Del aragonés resalta su "faceta mujeriega": en marzo de 1469 fue padre de su primer hijo ilegítimo, Alonso, que llegaría a ser arzobispo de Zaragoza y virrey en Aragón. Lo tuvo con Aldonza Roig, vizcondesa de Evol, un precoz amor que, según la leyenda, acompañó también disfrazada al propio Fernando en su viaje a Castilla para dar el sí quiero. Con Juana Nicolás, una plebeya con la que mantuvo un fugaz encuentro en la villa de Tárrega, engendró dos años después de su casamiento con Isabel una hija de nombre Juana María. Y alumbraría otras dos niñas más fuera del lecho conyugal.
La reina, que no tuvo en reparo en promocionar a los vástagos de su esposo, no toleró sin embargo su afición por otras mujeres y se mostró celosa, "fuera de toda medida", en palabras del cronista Hernando de Pulgar. Se decía, de hecho, que Isabel ordenó que cualquier dama de la corte que mirara de una forma provocativa a su marido fuera expulsada de palacio. Quizá otro mito más, como el de la falta de higiene, que buscó ensombrecer a una de las soberanas más poderosas de Europa.

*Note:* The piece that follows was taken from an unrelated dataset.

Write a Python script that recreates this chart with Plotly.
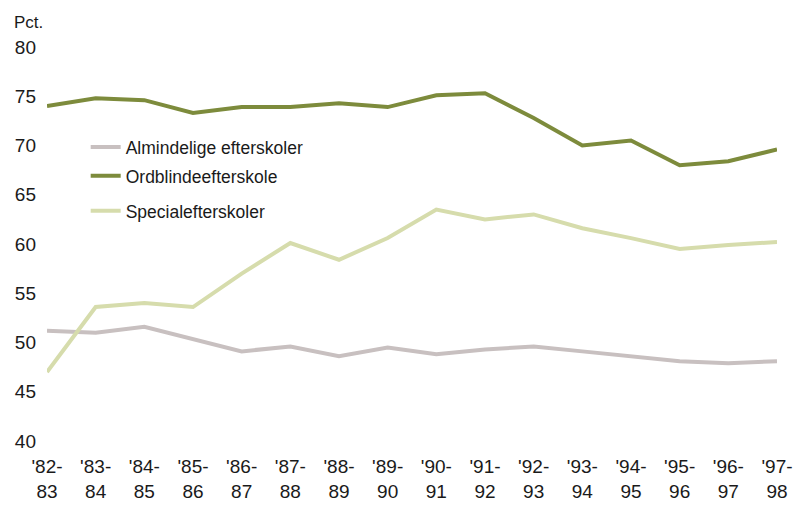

Pero la obra de Cervera queda lejos de circunscribirse exclusivamente a la biografía de los Reyes Católicos. Dedica un buen puñado de páginas, marcadas por las conjuras, el carácter fratricida, adulterios y acusaciones de sodomía de la dinastía de los Trastámara, inaugurada con la victoria de Enrique II sobre su hermanastro Pedro el Cruel en la batalla de Montiel (1369). "La marca de Caín acompañó los doscientos años de gloria y traición de una estirpe acostumbrada a tirarse tierra y a los ojos y a morderse la pantorrilla por encima de la media palaciega", resume el autor. Una maldición solo sanada con la unión de las ramas castellana y aragonesa y la desaparición de la combativa hija de Enrique IV, Juana la Beltraneja.